The Cubs started 1999 off well in trying to repeat their 1998 playoff appearance. In early June they won a pair of games against the Diamondbacks in Arizona, going into first place with a 32-23 record.
The next day, Lance Johnson got picked off to end an 8-7 loss to the D'backs. The Cubs proceeded to lose 10 of 11 and went into freefall. At one point in midsummer they lost by scores of 17-6, 19-12, 14-1 and 21-8 -- in a five-game span.
August brought, at one point, 11 losses in 12 games, and then the Giants came to town to open a four-game series on a Monday evening. Paul Sullivan sums up what happened in his Tribune "recap" of... well, read on:
What's a rain delay without rain? Just another day at Wrigley Field, where the strangest things have been happening in 1999. The Cubs-San Francisco Giants game was delayed for 3 hours 45 minutes Monday night before finally being postponed, though the rain did not begin until at least 1 1/2 hours after the scheduled 7 p.m. start. The mere "threat of rain" was enough for the Cubs to delay the start, an unfortunate occurrence for children on the eve of the first day of classes for Chicago public schools. Monday's rainout will be made up as part of a double-header Wednesday.
I was at this, uh, event. It was bizarre. At 7:05, the scheduled starting time, it was not raining. It didn't start raining until around 9:20 (a little later than Sullivan's "1 1/2 hours"), which would easily have been enough time to play six or maybe even seven innings and get an official game in. At one point, our bleacher group discovered that they had Ron Santo on WGN radio with fans during the delay, so I called in and they put me on the air to talk with Santo, who couldn't believe that they weren't playing. Even in those pre-smartphone days, I knew that once it started raining, it wasn't going to stop, so I left the park when the rain began to fall.
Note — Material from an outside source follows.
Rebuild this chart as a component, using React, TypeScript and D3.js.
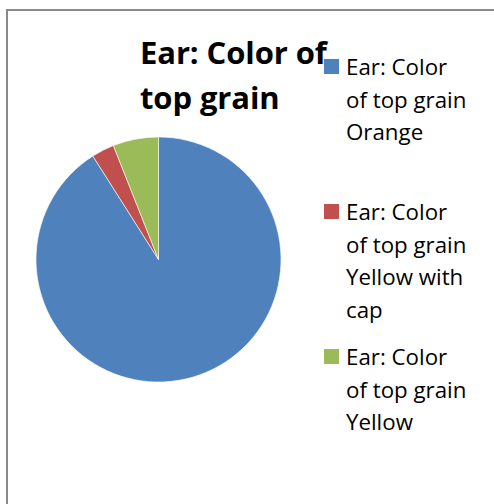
import React from "react";
import * as d3 from "d3";

// Ear colour categories and their counts
const categories = ["Orange", "Yellow with cap", "Yellow"];
const values = [91, 3, 6];
const colors = ["#4F81BD", "#C0504D", "#9BBB59"];
const titleLines = ["Ear: Color of", "top grain"];
// Legend labels, already broken into lines as they wrap in the legend box
const legendLines = [
  ["Ear: Color", "of top grain", "Orange"],
  ["Ear: Color", "of top grain", "Yellow with", "cap"],
  ["Ear: Color", "of top grain", "Yellow"],
];

const W = 494;
const H = 504;
const FONT = "'Open Sans', Lato, 'DejaVu Sans', sans-serif";

export default function App() {
  const cx = 158.5;
  const cy = 259.5;
  const r = 122.5;

  const pie = d3
    .pie<number>()
    .sort(null)
    .value((d) => d)
    .startAngle(0)
    .endAngle(2 * Math.PI);
  const arcs = pie(values);
  const arc = d3.arc<d3.PieArcDatum<number>>().innerRadius(0).outerRadius(r);

  const legendX = 324;
  const legendTop = [59, 204, 349];
  const lineStep = 32.6;

  return (
    <svg
      width={W}
      height={H}
      style={{ position: "absolute", left: 0, top: 0, background: "#fff" }}
      fontFamily={FONT}
    >
      <rect x={0} y={0} width={W} height={H} fill="#fff" />
      <rect
        x={7}
        y={10}
        width={W + 40}
        height={H + 40}
        fill="none"
        stroke="#8a8a8a"
        strokeWidth={2}
      />

      <g transform={`translate(${cx},${cy})`}>
        {arcs.map((a, i) => (
          <path
            key={categories[i]}
            d={arc(a) ?? ""}
            fill={colors[i]}
            stroke="#fff"
            strokeWidth={0.6}
          />
        ))}
      </g>

      {titleLines.map((t, i) => (
        <text
          key={t}
          x={140}
          y={63.5 + i * 45}
          fontSize={31}
          fontWeight={700}
          letterSpacing={-0.1}
          fill="#000"
        >
          {t}
        </text>
      ))}

      {legendLines.map((lines, i) => (
        <g key={categories[i]}>
          <rect
            x={legendX}
            y={legendTop[i]}
            width={15}
            height={15}
            fill={colors[i]}
          />
          {lines.map((ln, j) => (
            <text
              key={j}
              x={346}
              y={legendTop[i] + 16 + j * lineStep}
              fontSize={22.3}
              fill="#000"
            >
              {ln}
            </text>
          ))}
        </g>
      ))}
    </svg>
  );
}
The umpires waited another hour or so before giving up.
At the time, the night-game ordinance did not allow the Cubs to play split doubleheaders, so they were forced to make this game up as part of a single-admission doubleheader, as noted by Sullivan, two days later. (The Giants swept the twin bill.) The three other dates in that series drew 25,501, 26,584 and 28,351, so you can probably assume there was a house of at least 25,000 on hand for that Monday night game, for which the Cubs had to issue refunds.
It was estimated by some that the cancellation of the date cost the Cubs about $1 million, a not-insignificant sum even by 1999 baseball standards (the Cubs' payroll that year was about $55 million). Rumors were that this was one of the factors that contributed to general manager Ed Lynch's dismissal midway through the next season.
August 1999 was the worst calendar month in Cubs history, as they went 6-24. The non-rain delay was a laughable symptom of the horribleness that was the 1999 season, where the Cubs went 35-72 after that 32-23 peak. That 107-game stretch, and one of identical length in 1966, are the worst such runs in club history.